> [What is needed]: Starting at the first line of the data, print each line verbatim up to and including the line bearing "line width=1.2pt, minimum", omitting pictures.

> [Dataset content]:
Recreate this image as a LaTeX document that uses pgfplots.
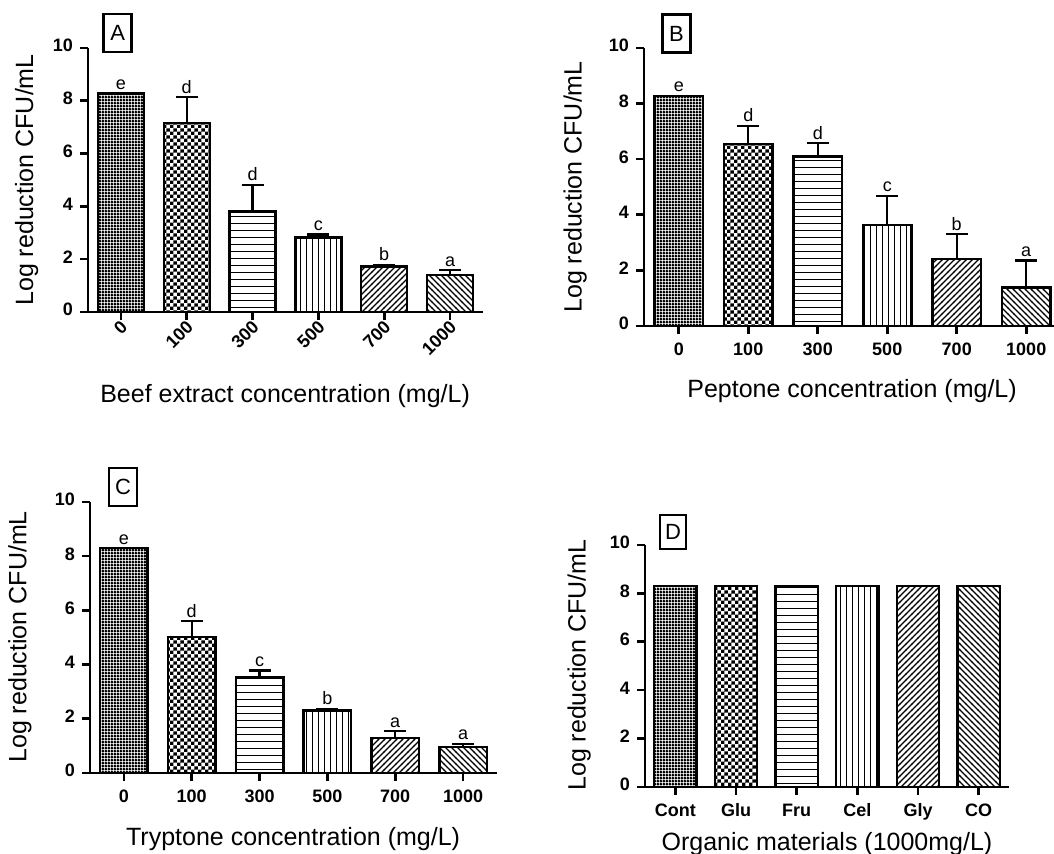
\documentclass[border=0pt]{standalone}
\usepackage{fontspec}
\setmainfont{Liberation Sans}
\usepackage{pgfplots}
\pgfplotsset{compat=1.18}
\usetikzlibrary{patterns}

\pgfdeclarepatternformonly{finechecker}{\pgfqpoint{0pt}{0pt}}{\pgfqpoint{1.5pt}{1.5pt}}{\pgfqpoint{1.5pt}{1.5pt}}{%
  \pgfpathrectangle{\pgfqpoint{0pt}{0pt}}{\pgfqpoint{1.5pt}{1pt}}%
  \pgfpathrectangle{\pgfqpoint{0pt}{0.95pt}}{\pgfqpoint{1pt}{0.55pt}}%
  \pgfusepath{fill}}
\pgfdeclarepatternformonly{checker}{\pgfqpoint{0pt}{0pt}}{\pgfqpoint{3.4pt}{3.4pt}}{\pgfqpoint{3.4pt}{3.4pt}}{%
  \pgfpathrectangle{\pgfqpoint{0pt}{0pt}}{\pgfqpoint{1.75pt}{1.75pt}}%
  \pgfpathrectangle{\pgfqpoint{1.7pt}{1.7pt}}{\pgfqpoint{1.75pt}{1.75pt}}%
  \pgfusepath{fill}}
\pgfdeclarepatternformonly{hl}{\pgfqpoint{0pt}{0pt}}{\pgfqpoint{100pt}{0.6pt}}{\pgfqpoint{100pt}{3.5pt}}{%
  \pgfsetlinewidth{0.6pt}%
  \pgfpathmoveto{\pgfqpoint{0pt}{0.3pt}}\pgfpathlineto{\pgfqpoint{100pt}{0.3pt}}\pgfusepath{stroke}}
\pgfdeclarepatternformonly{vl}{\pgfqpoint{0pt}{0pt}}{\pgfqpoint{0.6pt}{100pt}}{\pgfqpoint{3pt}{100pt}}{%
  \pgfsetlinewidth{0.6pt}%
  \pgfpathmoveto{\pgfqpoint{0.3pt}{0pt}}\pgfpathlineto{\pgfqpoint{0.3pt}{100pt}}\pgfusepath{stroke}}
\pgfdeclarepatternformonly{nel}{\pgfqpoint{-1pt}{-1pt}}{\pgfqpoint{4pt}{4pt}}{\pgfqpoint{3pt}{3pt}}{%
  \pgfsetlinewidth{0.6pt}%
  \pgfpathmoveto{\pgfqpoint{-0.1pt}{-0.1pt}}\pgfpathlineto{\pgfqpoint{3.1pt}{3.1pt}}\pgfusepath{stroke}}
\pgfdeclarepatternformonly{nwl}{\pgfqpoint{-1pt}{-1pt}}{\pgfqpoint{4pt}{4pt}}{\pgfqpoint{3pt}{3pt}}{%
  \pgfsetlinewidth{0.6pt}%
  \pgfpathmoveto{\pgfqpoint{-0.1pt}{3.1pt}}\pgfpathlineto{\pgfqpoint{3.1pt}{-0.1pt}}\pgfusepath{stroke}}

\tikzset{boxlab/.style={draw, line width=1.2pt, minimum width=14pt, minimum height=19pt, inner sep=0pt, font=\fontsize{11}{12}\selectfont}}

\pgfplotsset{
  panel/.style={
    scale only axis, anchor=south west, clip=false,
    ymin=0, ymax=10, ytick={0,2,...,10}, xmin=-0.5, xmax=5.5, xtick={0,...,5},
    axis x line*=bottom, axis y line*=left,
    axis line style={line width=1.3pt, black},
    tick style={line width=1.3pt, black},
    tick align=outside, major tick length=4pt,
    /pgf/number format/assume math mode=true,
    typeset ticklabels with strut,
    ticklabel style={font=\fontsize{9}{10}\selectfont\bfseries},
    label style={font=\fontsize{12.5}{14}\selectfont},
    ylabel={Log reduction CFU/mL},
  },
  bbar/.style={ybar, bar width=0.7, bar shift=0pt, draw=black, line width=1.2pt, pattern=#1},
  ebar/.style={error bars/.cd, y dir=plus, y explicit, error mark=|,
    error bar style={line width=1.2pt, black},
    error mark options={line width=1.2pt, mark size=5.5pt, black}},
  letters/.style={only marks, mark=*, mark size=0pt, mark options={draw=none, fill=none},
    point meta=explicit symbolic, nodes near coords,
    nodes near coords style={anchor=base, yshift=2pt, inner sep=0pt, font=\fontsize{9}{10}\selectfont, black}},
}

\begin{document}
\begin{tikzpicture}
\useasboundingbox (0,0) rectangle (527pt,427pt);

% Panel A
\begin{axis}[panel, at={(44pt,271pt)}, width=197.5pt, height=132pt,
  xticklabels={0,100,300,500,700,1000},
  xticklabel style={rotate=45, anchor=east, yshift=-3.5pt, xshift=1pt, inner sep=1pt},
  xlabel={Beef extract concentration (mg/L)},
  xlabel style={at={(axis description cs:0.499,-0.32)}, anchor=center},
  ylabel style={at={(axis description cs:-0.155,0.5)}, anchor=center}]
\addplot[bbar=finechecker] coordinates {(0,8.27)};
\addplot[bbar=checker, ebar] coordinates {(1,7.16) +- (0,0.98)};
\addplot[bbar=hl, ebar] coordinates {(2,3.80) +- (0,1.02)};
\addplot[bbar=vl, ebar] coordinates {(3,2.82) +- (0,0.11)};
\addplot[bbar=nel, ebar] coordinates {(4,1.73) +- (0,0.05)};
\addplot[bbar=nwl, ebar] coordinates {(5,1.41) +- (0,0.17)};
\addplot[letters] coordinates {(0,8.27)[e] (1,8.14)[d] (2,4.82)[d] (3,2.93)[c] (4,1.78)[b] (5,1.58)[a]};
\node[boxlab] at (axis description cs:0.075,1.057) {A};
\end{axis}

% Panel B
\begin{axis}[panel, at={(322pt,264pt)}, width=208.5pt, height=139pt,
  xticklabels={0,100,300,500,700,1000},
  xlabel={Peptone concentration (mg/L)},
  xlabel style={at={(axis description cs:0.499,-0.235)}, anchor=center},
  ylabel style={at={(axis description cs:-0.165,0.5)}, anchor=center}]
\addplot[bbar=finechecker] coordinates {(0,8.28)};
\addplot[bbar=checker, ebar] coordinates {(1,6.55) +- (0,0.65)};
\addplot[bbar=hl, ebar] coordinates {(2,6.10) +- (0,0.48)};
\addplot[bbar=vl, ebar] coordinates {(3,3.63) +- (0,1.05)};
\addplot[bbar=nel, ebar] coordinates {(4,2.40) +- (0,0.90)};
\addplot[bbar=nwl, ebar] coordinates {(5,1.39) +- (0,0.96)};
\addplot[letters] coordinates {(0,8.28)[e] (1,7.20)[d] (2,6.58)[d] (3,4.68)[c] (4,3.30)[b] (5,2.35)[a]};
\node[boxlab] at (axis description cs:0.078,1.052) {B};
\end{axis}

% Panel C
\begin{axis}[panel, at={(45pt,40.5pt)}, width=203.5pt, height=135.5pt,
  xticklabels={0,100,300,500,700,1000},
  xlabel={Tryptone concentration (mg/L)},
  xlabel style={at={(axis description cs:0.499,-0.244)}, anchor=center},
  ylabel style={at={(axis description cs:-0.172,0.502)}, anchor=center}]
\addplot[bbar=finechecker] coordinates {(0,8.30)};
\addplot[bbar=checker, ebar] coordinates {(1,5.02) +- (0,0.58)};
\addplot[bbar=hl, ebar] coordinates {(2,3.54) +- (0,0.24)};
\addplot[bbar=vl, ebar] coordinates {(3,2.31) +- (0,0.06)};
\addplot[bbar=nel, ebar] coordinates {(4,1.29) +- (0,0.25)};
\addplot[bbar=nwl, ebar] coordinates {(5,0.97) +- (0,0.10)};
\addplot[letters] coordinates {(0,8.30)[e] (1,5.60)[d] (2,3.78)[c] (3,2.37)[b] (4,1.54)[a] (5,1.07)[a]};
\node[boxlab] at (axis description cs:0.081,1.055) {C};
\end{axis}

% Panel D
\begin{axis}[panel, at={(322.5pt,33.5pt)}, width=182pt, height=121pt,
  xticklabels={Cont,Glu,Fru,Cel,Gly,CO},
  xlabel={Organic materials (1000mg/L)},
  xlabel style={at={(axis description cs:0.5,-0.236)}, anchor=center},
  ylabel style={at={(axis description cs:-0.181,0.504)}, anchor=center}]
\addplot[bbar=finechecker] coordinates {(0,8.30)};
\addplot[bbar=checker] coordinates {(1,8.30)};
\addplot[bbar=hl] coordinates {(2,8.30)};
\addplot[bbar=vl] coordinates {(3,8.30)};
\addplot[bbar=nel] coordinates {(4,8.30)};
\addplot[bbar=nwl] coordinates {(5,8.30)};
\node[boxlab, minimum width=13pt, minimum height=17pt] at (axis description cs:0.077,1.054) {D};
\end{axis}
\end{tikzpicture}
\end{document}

> [Solution for this task]:
Recreate this image as a LaTeX document that uses pgfplots.
\documentclass[border=0pt]{standalone}
\usepackage{fontspec}
\setmainfont{Liberation Sans}
\usepackage{pgfplots}
\pgfplotsset{compat=1.18}
\usetikzlibrary{patterns}

\pgfdeclarepatternformonly{finechecker}{\pgfqpoint{0pt}{0pt}}{\pgfqpoint{1.5pt}{1.5pt}}{\pgfqpoint{1.5pt}{1.5pt}}{%
  \pgfpathrectangle{\pgfqpoint{0pt}{0pt}}{\pgfqpoint{1.5pt}{1pt}}%
  \pgfpathrectangle{\pgfqpoint{0pt}{0.95pt}}{\pgfqpoint{1pt}{0.55pt}}%
  \pgfusepath{fill}}
\pgfdeclarepatternformonly{checker}{\pgfqpoint{0pt}{0pt}}{\pgfqpoint{3.4pt}{3.4pt}}{\pgfqpoint{3.4pt}{3.4pt}}{%
  \pgfpathrectangle{\pgfqpoint{0pt}{0pt}}{\pgfqpoint{1.75pt}{1.75pt}}%
  \pgfpathrectangle{\pgfqpoint{1.7pt}{1.7pt}}{\pgfqpoint{1.75pt}{1.75pt}}%
  \pgfusepath{fill}}
\pgfdeclarepatternformonly{hl}{\pgfqpoint{0pt}{0pt}}{\pgfqpoint{100pt}{0.6pt}}{\pgfqpoint{100pt}{3.5pt}}{%
  \pgfsetlinewidth{0.6pt}%
  \pgfpathmoveto{\pgfqpoint{0pt}{0.3pt}}\pgfpathlineto{\pgfqpoint{100pt}{0.3pt}}\pgfusepath{stroke}}
\pgfdeclarepatternformonly{vl}{\pgfqpoint{0pt}{0pt}}{\pgfqpoint{0.6pt}{100pt}}{\pgfqpoint{3pt}{100pt}}{%
  \pgfsetlinewidth{0.6pt}%
  \pgfpathmoveto{\pgfqpoint{0.3pt}{0pt}}\pgfpathlineto{\pgfqpoint{0.3pt}{100pt}}\pgfusepath{stroke}}
\pgfdeclarepatternformonly{nel}{\pgfqpoint{-1pt}{-1pt}}{\pgfqpoint{4pt}{4pt}}{\pgfqpoint{3pt}{3pt}}{%
  \pgfsetlinewidth{0.6pt}%
  \pgfpathmoveto{\pgfqpoint{-0.1pt}{-0.1pt}}\pgfpathlineto{\pgfqpoint{3.1pt}{3.1pt}}\pgfusepath{stroke}}
\pgfdeclarepatternformonly{nwl}{\pgfqpoint{-1pt}{-1pt}}{\pgfqpoint{4pt}{4pt}}{\pgfqpoint{3pt}{3pt}}{%
  \pgfsetlinewidth{0.6pt}%
  \pgfpathmoveto{\pgfqpoint{-0.1pt}{3.1pt}}\pgfpathlineto{\pgfqpoint{3.1pt}{-0.1pt}}\pgfusepath{stroke}}

\tikzset{boxlab/.style={draw, line width=1.2pt, minimum width=14pt, minimum height=19pt, inner sep=0pt, font=\fontsize{11}{12}\selectfont}}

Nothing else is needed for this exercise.